A puppy’s world is turned upside down when you take her away from her litter mates and parents. Her mother guided her behaviour and her siblings helped her sort out the rules for life. She was used to her environment and had constant companionship.
Now you are that puppy’s world! You are responsible for her well being and are her prime companion. She looks to you for guidance and expects you to set the rules.
Your puppy may be living with your family for the next 15 years, and what she learns in the first few weeks will determine her behaviour for the rest of her life.
Start the way you wish to continue, be consistent in your expectations and commands and involve all family members in making and keeping the rules for your pup. Encourage children to be calm near the puppy.

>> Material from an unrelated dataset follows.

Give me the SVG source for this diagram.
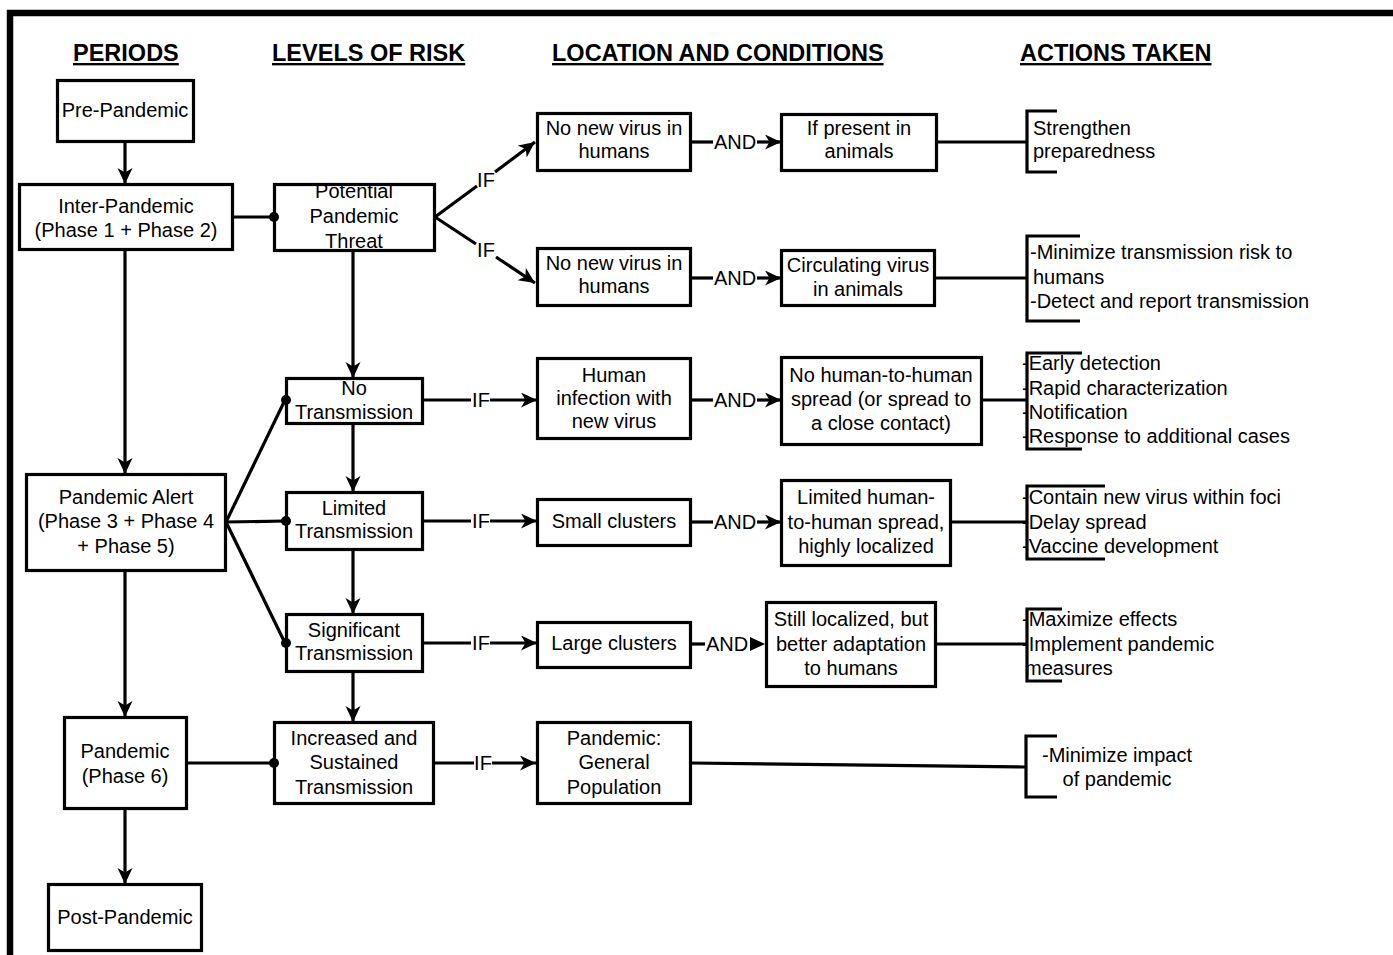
<svg xmlns="http://www.w3.org/2000/svg" width="1393" height="955" viewBox="0 0 1393 955">
<style>
.box{fill:#fff;stroke:#000;stroke-width:3.2}
.ln{fill:none;stroke:#000;stroke-width:3.2}
.arr{fill:none;stroke:#000;stroke-width:3.2;marker-end:url(#ah)}
.t{font-family:"Liberation Sans",Arial,sans-serif;font-size:20px;fill:#000}
.c{text-anchor:middle}
.h{font-family:"Liberation Sans",Arial,sans-serif;font-size:23.5px;font-weight:bold;text-decoration:underline;fill:#000}
.dot{fill:#000}
</style>
<defs>
<marker id="ah" markerUnits="userSpaceOnUse" markerWidth="18" markerHeight="16" refX="16" refY="7.5" orient="auto">
<path d="M0,0 L16,7.5 L0,15 L4.5,7.5 z" fill="#000"/>
</marker>
</defs>
<rect width="1393" height="955" fill="#fff"/>
<path d="M10,955 V13 H1393" fill="none" stroke="#000" stroke-width="6.5"/>

<g id="headers">
<text class="h" x="73" y="61">PERIODS</text>
<text class="h" x="272" y="61">LEVELS OF RISK</text>
<text class="h" x="552" y="61">LOCATION AND CONDITIONS</text>
<text class="h" x="1020" y="61">ACTIONS TAKEN</text>
</g>

<g id="pre-pandemic"><rect class="box" x="57.5" y="80.5" width="136" height="61"/><text class="t c" x="125" y="117">Pre-Pandemic</text></g>
<g id="inter-pandemic"><rect class="box" x="19.5" y="184.5" width="213" height="65"/><text class="t c" x="126" y="213">Inter-Pandemic</text><text class="t c" x="126" y="237">(Phase 1 + Phase 2)</text></g>
<g id="pandemic-alert"><rect class="box" x="26.5" y="474.5" width="199" height="96"/><text class="t c" x="126" y="504">Pandemic Alert</text><text class="t c" x="126" y="528">(Phase 3 + Phase 4</text><text class="t c" x="126" y="553">+ Phase 5)</text></g>
<g id="pandemic"><rect class="box" x="64.5" y="717.5" width="122" height="91"/><text class="t c" x="125" y="758">Pandemic</text><text class="t c" x="125" y="783">(Phase 6)</text></g>
<g id="post-pandemic"><rect class="box" x="48.5" y="884.5" width="153" height="66"/><text class="t c" x="125" y="924">Post-Pandemic</text></g>

<g id="ppt"><rect class="box" x="274.5" y="184.5" width="160" height="66"/><text class="t c" x="354" y="198">Potential</text><text class="t c" x="354" y="223">Pandemic</text><text class="t c" x="354" y="248">Threat</text></g>
<g id="no-trans"><rect class="box" x="286.5" y="378.5" width="136" height="45"/><text class="t c" x="354" y="395">No</text><text class="t c" x="354" y="419">Transmission</text></g>
<g id="lim-trans"><rect class="box" x="286.5" y="492.5" width="136" height="57"/><text class="t c" x="354" y="515">Limited</text><text class="t c" x="354" y="538">Transmission</text></g>
<g id="sig-trans"><rect class="box" x="286.5" y="614.5" width="136" height="57"/><text class="t c" x="354" y="637">Significant</text><text class="t c" x="354" y="660">Transmission</text></g>
<g id="inc-trans"><rect class="box" x="274.5" y="722.5" width="159" height="81"/><text class="t c" x="354" y="745">Increased and</text><text class="t c" x="354" y="769">Sustained</text><text class="t c" x="354" y="794">Transmission</text></g>

<g id="loc1"><rect class="box" x="537.5" y="113.5" width="153" height="57"/><text class="t c" x="614" y="135">No new virus in</text><text class="t c" x="614" y="158">humans</text></g>
<g id="loc2"><rect class="box" x="537.5" y="248.5" width="153" height="57"/><text class="t c" x="614" y="270">No new virus in</text><text class="t c" x="614" y="293">humans</text></g>
<g id="loc3"><rect class="box" x="537.5" y="358.5" width="153" height="80"/><text class="t c" x="614" y="382">Human</text><text class="t c" x="614" y="405">infection with</text><text class="t c" x="614" y="428">new virus</text></g>
<g id="loc4"><rect class="box" x="537.5" y="499.5" width="153" height="46"/><text class="t c" x="614" y="528">Small clusters</text></g>
<g id="loc5"><rect class="box" x="537.5" y="622.5" width="153" height="45"/><text class="t c" x="614" y="650">Large clusters</text></g>
<g id="loc6"><rect class="box" x="537.5" y="722.5" width="153" height="81"/><text class="t c" x="614" y="745">Pandemic:</text><text class="t c" x="614" y="769">General</text><text class="t c" x="614" y="794">Population</text></g>

<g id="cond1"><rect class="box" x="781.5" y="114.5" width="155" height="56"/><text class="t c" x="859" y="135">If present in</text><text class="t c" x="859" y="158">animals</text></g>
<g id="cond2"><rect class="box" x="781.5" y="250.5" width="153" height="55"/><text class="t c" x="858" y="272">Circulating virus</text><text class="t c" x="858" y="296">in animals</text></g>
<g id="cond3"><rect class="box" x="781.5" y="357.5" width="200" height="87"/><text class="t c" x="881" y="382">No human-to-human</text><text class="t c" x="881" y="406">spread (or spread to</text><text class="t c" x="881" y="430">a close contact)</text></g>
<g id="cond4"><rect class="box" x="781.5" y="480.5" width="169" height="85"/><text class="t c" x="866" y="504">Limited human-</text><text class="t c" x="866" y="529">to-human spread,</text><text class="t c" x="866" y="553">highly localized</text></g>
<g id="cond5"><rect class="box" x="766.5" y="602.5" width="169" height="84"/><text class="t c" x="851" y="626">Still localized, but</text><text class="t c" x="851" y="651">better adaptation</text><text class="t c" x="851" y="675">to humans</text></g>

<g id="act1"><path class="ln" d="M1057,111 H1027 V172 H1057"/><text class="t" x="1033" y="135">Strengthen</text><text class="t" x="1033" y="158">preparedness</text></g>
<g id="act2"><path class="ln" d="M1080,236 H1027 V321 H1080"/><text class="t" x="1030" y="259">-Minimize transmission risk to</text><text class="t" x="1033" y="284">humans</text><text class="t" x="1030" y="308">-Detect and report transmission</text></g>
<g id="act3"><text class="t" x="1022" y="370">-Early detection</text><text class="t" x="1022" y="395">-Rapid characterization</text><text class="t" x="1022" y="419">-Notification</text><text class="t" x="1022" y="443">-Response to additional cases</text><path class="ln" d="M1082,353 H1027 V449 H1082"/></g>
<g id="act4"><text class="t" x="1022" y="504">-Contain new virus within foci</text><text class="t" x="1022" y="529">-Delay spread</text><text class="t" x="1022" y="553">-Vaccine development</text><path class="ln" d="M1105,486 H1027 V559 H1105"/></g>
<g id="act5"><text class="t" x="1022" y="626">-Maximize effects</text><text class="t" x="1022" y="651">-Implement pandemic</text><text class="t" x="1025" y="675">measures</text><path class="ln" d="M1062,609 H1027 V681 H1062"/></g>
<g id="act6"><path class="ln" d="M1057,736 H1026 V797 H1057"/><text class="t c" x="1117" y="762">-Minimize impact</text><text class="t c" x="1117" y="786">of pandemic</text></g>

<g id="connectors">
<line class="arr" x1="125" y1="142" x2="125" y2="184"/>
<line class="arr" x1="125" y1="250" x2="125" y2="474"/>
<line class="arr" x1="125" y1="571" x2="125" y2="717"/>
<line class="arr" x1="125" y1="809" x2="125" y2="884"/>
<line class="ln" x1="233" y1="217" x2="273" y2="217"/>
<line class="ln" x1="226" y1="522" x2="285" y2="400"/>
<line class="ln" x1="226" y1="522" x2="285" y2="521"/>
<line class="ln" x1="226" y1="522" x2="285" y2="643"/>
<line class="ln" x1="187" y1="763" x2="273" y2="763"/>
<line class="arr" x1="353" y1="251" x2="353" y2="378"/>
<line class="arr" x1="353" y1="424" x2="353" y2="492"/>
<line class="arr" x1="353" y1="550" x2="353" y2="614"/>
<line class="arr" x1="353" y1="672" x2="353" y2="722"/>
<line class="ln" x1="435" y1="217" x2="477" y2="186"/>
<line class="arr" x1="495" y1="172" x2="535" y2="142"/>
<line class="ln" x1="435" y1="217" x2="476" y2="244"/>
<line class="arr" x1="496" y1="257" x2="535" y2="283"/>
<line class="ln" x1="423" y1="400" x2="471" y2="400"/>
<line class="arr" x1="490" y1="400" x2="537" y2="400"/>
<line class="ln" x1="423" y1="521" x2="471" y2="521"/>
<line class="arr" x1="490" y1="521" x2="537" y2="521"/>
<line class="ln" x1="423" y1="643" x2="471" y2="643"/>
<line class="arr" x1="490" y1="643" x2="537" y2="643"/>
<line class="ln" x1="434" y1="763" x2="474" y2="763"/>
<line class="arr" x1="492" y1="763" x2="536" y2="763"/>
<line class="ln" x1="691" y1="142" x2="713" y2="142"/>
<line class="arr" x1="757" y1="142" x2="781" y2="142"/>
<line class="ln" x1="691" y1="278" x2="713" y2="278"/>
<line class="arr" x1="757" y1="278" x2="781" y2="278"/>
<line class="ln" x1="691" y1="400" x2="713" y2="400"/>
<line class="arr" x1="757" y1="400" x2="781" y2="400"/>
<line class="ln" x1="691" y1="522" x2="713" y2="522"/>
<line class="arr" x1="757" y1="522" x2="781" y2="522"/>
<line class="ln" x1="691" y1="644" x2="705" y2="644"/>
<path d="M750,637 L765,644 L750,651 z" fill="#000"/>
<line class="ln" x1="937" y1="142" x2="1026" y2="142"/>
<line class="ln" x1="935" y1="278" x2="1026" y2="278"/>
<line class="ln" x1="982" y1="400" x2="1027" y2="400"/>
<line class="ln" x1="951" y1="522" x2="1027" y2="522"/>
<line class="ln" x1="936" y1="644" x2="1027" y2="644"/>
<line class="ln" x1="691" y1="763" x2="1025" y2="767"/>
<text class="t c" x="486" y="187">IF</text>
<text class="t c" x="486" y="257">IF</text>
<text class="t c" x="481" y="407">IF</text>
<text class="t c" x="481" y="528">IF</text>
<text class="t c" x="481" y="650">IF</text>
<text class="t c" x="483" y="770">IF</text>
<text class="t c" x="735" y="149">AND</text>
<text class="t c" x="735" y="285">AND</text>
<text class="t c" x="735" y="407">AND</text>
<text class="t c" x="735" y="529">AND</text>
<text class="t c" x="727" y="651">AND</text>
<circle class="dot" cx="274" cy="217" r="5"/>
<circle class="dot" cx="286" cy="400" r="5"/>
<circle class="dot" cx="286" cy="521" r="5"/>
<circle class="dot" cx="286" cy="643" r="5"/>
<circle class="dot" cx="274" cy="763" r="5"/>
</g>
</svg>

Encourage desirable behaviour with petting and a treat. Reward the pup within one and a half seconds of the desirable behaviour so she associates the behaviour with the outcome. Punishment or scolding is much less effective.
Discourage mouthing or biting behaviour. It can turn into a dangerous habit in an adult dog, particularly around small children.
Resist going to a crying pup at night. Check that she has adequate food, water and warmth and then ignore her. If you answer her cries she will keep at it. Once she realises that no one responds to her crying she should settle down.
Build your puppy’s self-confidence and ability to cope with the world so that she doesn’t need you by her side all the time. Dogs that are over-dependent on their owners develop unpleasant behaviours.
When you come home from work acknowledge your pup only when she has calmed down and given up demanding your attention. If she pushes at your hands or jumps in your lap look away, withdraw your hands or manoeuvre your body so that she cannot access your lap. When she calms down ask her to sit then pet her as a reward for the correct response.
As soon as your pup is vaccinated get her out into the big, wide world. Good experiences with all types of people, animals, situations and places are critical for healthy socialisation. From 6 to 16 weeks expose her to as many new experiences as possible. She will be less anxious and more tolerant as an adult if she has already met other dogs, cats, horses, children and other people, as well as had a ride in a car, been groomed and had a veterinary exam.
Some breeds like border collies, kelpies or cattle dogs are very active and need lots of exercise. Other breeds have to be prised off the couch to play Frisbee or walk to the park. All dogs love a break from their own yard with their carer.
Avoid off-lead dog parks until your pup is confident with other dogs. Introduce her to dogs that are on a lead and under the full control of their owners so that she doesn’t become afraid of other dogs. Allow your pup an escape route by keeping the lead loose when near other dogs or strangers. She should never feel cornered as this can trigger aggression or intimidating behaviour.